The Names They Gave Us by Emery Lord
The Names They Gave Us is a considered and highly engaging exploration of the summer one confident but somewhat sheltered teenager’s world is turned upside down surprises and endears at every turn. I wasn’t expecting to enjoy it as much as I did, and it’s perhaps not as memorable as some of the other books I read in 2017, but this character-driven contemporary delivers on plot as well as premise. It’s warm and heartfelt, but also serious, thoughtful and, occasionally, heartbreaking.
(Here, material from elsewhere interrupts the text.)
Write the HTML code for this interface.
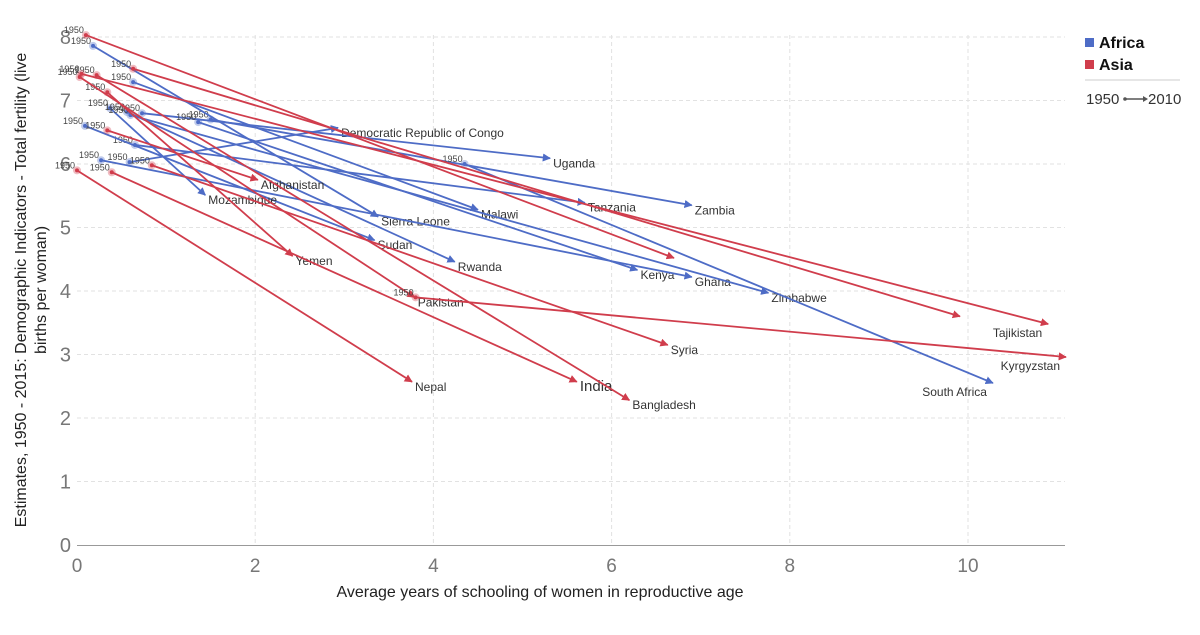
<!DOCTYPE html>
<html><head><meta charset="utf-8">
<style>
body{margin:0;background:#fff;font-family:"Liberation Sans",sans-serif;}
svg text{font-family:"Liberation Sans",sans-serif;}
</style></head>
<body>
<svg id="chart" width="1200" height="630">
<defs>
<marker id="ab" viewBox="0 0 10 10" refX="9" refY="5" markerWidth="4.5" markerHeight="4.5" orient="auto"><path d="M0,0L10,5L0,10z" fill="#4e6cc6"/></marker>
<marker id="ar" viewBox="0 0 10 10" refX="9" refY="5" markerWidth="4.5" markerHeight="4.5" orient="auto"><path d="M0,0L10,5L0,10z" fill="#d03d4c"/></marker>
</defs>
<g id="grid"></g>
<g id="marks"></g>
<text x="540" y="597" text-anchor="middle" font-size="16" fill="#222">Average years of schooling of women in reproductive age</text>
<text transform="translate(26,290) rotate(-90)" text-anchor="middle" font-size="16" fill="#222"><tspan x="0" dy="0">Estimates, 1950 - 2015: Demographic Indicators - Total fertility (live</tspan><tspan x="0" dy="20">births per woman)</tspan></text>
<g>
<g><rect x="1085" y="38" width="9" height="9" fill="#4e6cc6"/><text x="1099" y="48" font-size="16" font-weight="bold" fill="#111">Africa</text></g>
<g><rect x="1085" y="60" width="9" height="9" fill="#d03d4c"/><text x="1099" y="70" font-size="16" font-weight="bold" fill="#111">Asia</text></g>
<line x1="1085" y1="80" x2="1180" y2="80" stroke="#ccc"/>
<text x="1086" y="104" font-size="15" fill="#333">1950</text>
<line x1="1124" y1="99" x2="1143" y2="99" stroke="#555" stroke-width="1.5"/><circle cx="1125" cy="99" r="1.8" fill="#555"/><path d="M1143,96L1148,99L1143,102z" fill="#555"/>
<text x="1148" y="104" font-size="15" fill="#333">2010</text>
</g>
</svg>
<script>
const countries=["Democratic Republic of Congo","Uganda","Zambia","Tanzania","Malawi","Sierra Leone","Sudan","Mozambique","Rwanda","Kenya","Ghana","Zimbabwe","South Africa","Afghanistan","Yemen","Pakistan","Nepal","India","Bangladesh","Syria","","","Tajikistan","Kyrgyzstan"];
const regions=["A","A","A","A","A","A","A","A","A","A","A","A","A","S","S","S","S","S","S","S","S","S","S","S"];
const x1950=[0.59,0.73,1.5,0.65,0.63,0.18,0.09,0.37,0.56,1.36,0.27,0.6,4.35,0.34,0.34,0.03,0.0,0.39,0.22,0.84,0.1,0.63,0.05,3.8];
const y1950=[6.03,6.8,6.7,6.3,7.29,7.86,6.6,6.88,6.82,6.66,6.06,6.77,6.0,6.53,7.13,7.37,5.9,5.87,7.4,5.98,8.03,7.5,7.42,3.9];
const x2010=[2.93,5.31,6.9,5.7,4.5,3.38,3.34,1.44,4.24,6.29,6.9,7.76,10.28,2.03,2.42,3.79,3.76,5.61,6.2,6.63,6.7,9.91,10.9,11.1];
const y2010=[6.57,6.09,5.35,5.39,5.28,5.17,4.8,5.51,4.46,4.33,4.22,3.97,2.55,5.75,4.55,3.9,2.57,2.57,2.28,3.15,4.52,3.6,3.48,2.96];
const xTicks=[0,2,4,6,8,10];
const yTicks=[0,1,2,3,4,5,6,7,8];
const NS="http://www.w3.org/2000/svg";
const X=v=>77+v*89.1, Y=v=>545-v*63.5;
const grid=document.getElementById('grid'), marks=document.getElementById('marks');
function mk(tag,attrs,parent){const e=document.createElementNS(NS,tag);for(const k in attrs)e.setAttribute(k,attrs[k]);parent.appendChild(e);return e;}
xTicks.forEach(t=>{
  if(t>0){const l=mk('line',{x1:X(t),x2:X(t),y1:35,y2:545,stroke:'#e2e2e2','stroke-dasharray':'4,3'},grid);
  
  }
  const tx=mk('text',{x:X(t),y:572,'text-anchor':'middle','font-size':19,fill:'#777'},grid);tx.textContent=t;
  
  
});
yTicks.forEach(t=>{
  if(t>0){const l=mk('line',{x1:77,x2:1065,y1:Y(t),y2:Y(t),stroke:'#e2e2e2','stroke-dasharray':'4,3'},grid);
  
  }
  const tx=mk('text',{x:71,y:Y(t)+7,'text-anchor':'end','font-size':20,fill:'#777'},grid);tx.textContent=t;
  
  
});
const ax=mk('line',{x1:77,x2:1065,y1:545.5,y2:545.5,stroke:'#999'},grid);


countries.forEach((c,i)=>{
  const col=regions[i]==='A'?'#4e6cc6':'#d03d4c';
  const g=mk('g',{},marks);
  
  
  mk('circle',{cx:X(x1950[i]),cy:Y(y1950[i]),r:4,fill:col,opacity:0.35},g);
  mk('circle',{cx:X(x1950[i]),cy:Y(y1950[i]),r:2,fill:col},g);
  mk('line',{x1:X(x1950[i]),y1:Y(y1950[i]),x2:X(x2010[i]),y2:Y(y2010[i]),stroke:col,'stroke-width':1.8,'marker-end':'url(#a'+(regions[i]==='A'?'b':'r')+')'},g);
  const s=mk('text',{x:X(x1950[i])-2,y:Y(y1950[i])-2,'text-anchor':'end','font-size':9,fill:'#444'},g);s.textContent='1950';
  if(c){const big=c==='India';
    const right=x2010[i]>10;
    const t=mk('text',{x:right?X(x2010[i])-6:X(x2010[i])+3,y:Y(y2010[i])+(right?13:9),'text-anchor':right?'end':'start','font-size':big?15:12,fill:'#333'},g);t.textContent=c;}
});
</script>
</body></html>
Wing Jones by Katherine Webber
Bittersweet yet charming, Wing Jones is big-hearted, cinematic, satisfyingly driven YA. It has a top-notch, surprisingly swoony romance and vivid running scenes as embattled biracial teenager Wing takes to the track in 1990s Atlanta. Rather like a runner finding their form, when the book hits its stride, it simply glides.
Strange the Dreamer by Laini Taylor
A hefty, mesmerising tome of a fantasy novel, Strange the Dreamer is the first in a duology full of things to like: librarians, desert quests, mythical cities, some flashes of wit and description, and… odd blue-skinned alien-demigod beings…? It is perhaps a little unnecessarily long, but it’s the first Laini Taylor book I’ve really enjoyed, and I’ll be reading the sequel.
BONUS ROUND: La Belle Sauvage by Philip Pullman*
Oh, you knew it was coming. Philip Pullman’s long-awaited return to Lyra’s Oxford via the Book of Dust finally began last year (the rumour mill was such that it had actually been one of my most anticipated books of 2016 before publication was confirmed). This dramatic, often dark tale is balanced by an endearing protagonist in the shape of Macolm Polstead. And of course, The Secret Commonwealth, in which Lyra will go from baby to young adult, is slated for this year, so we get even more daemons and alethiometers and chases and unnecessary literariness and DAEMONS.
What did you think of these 2017 releases? What were your favourite books of 2017?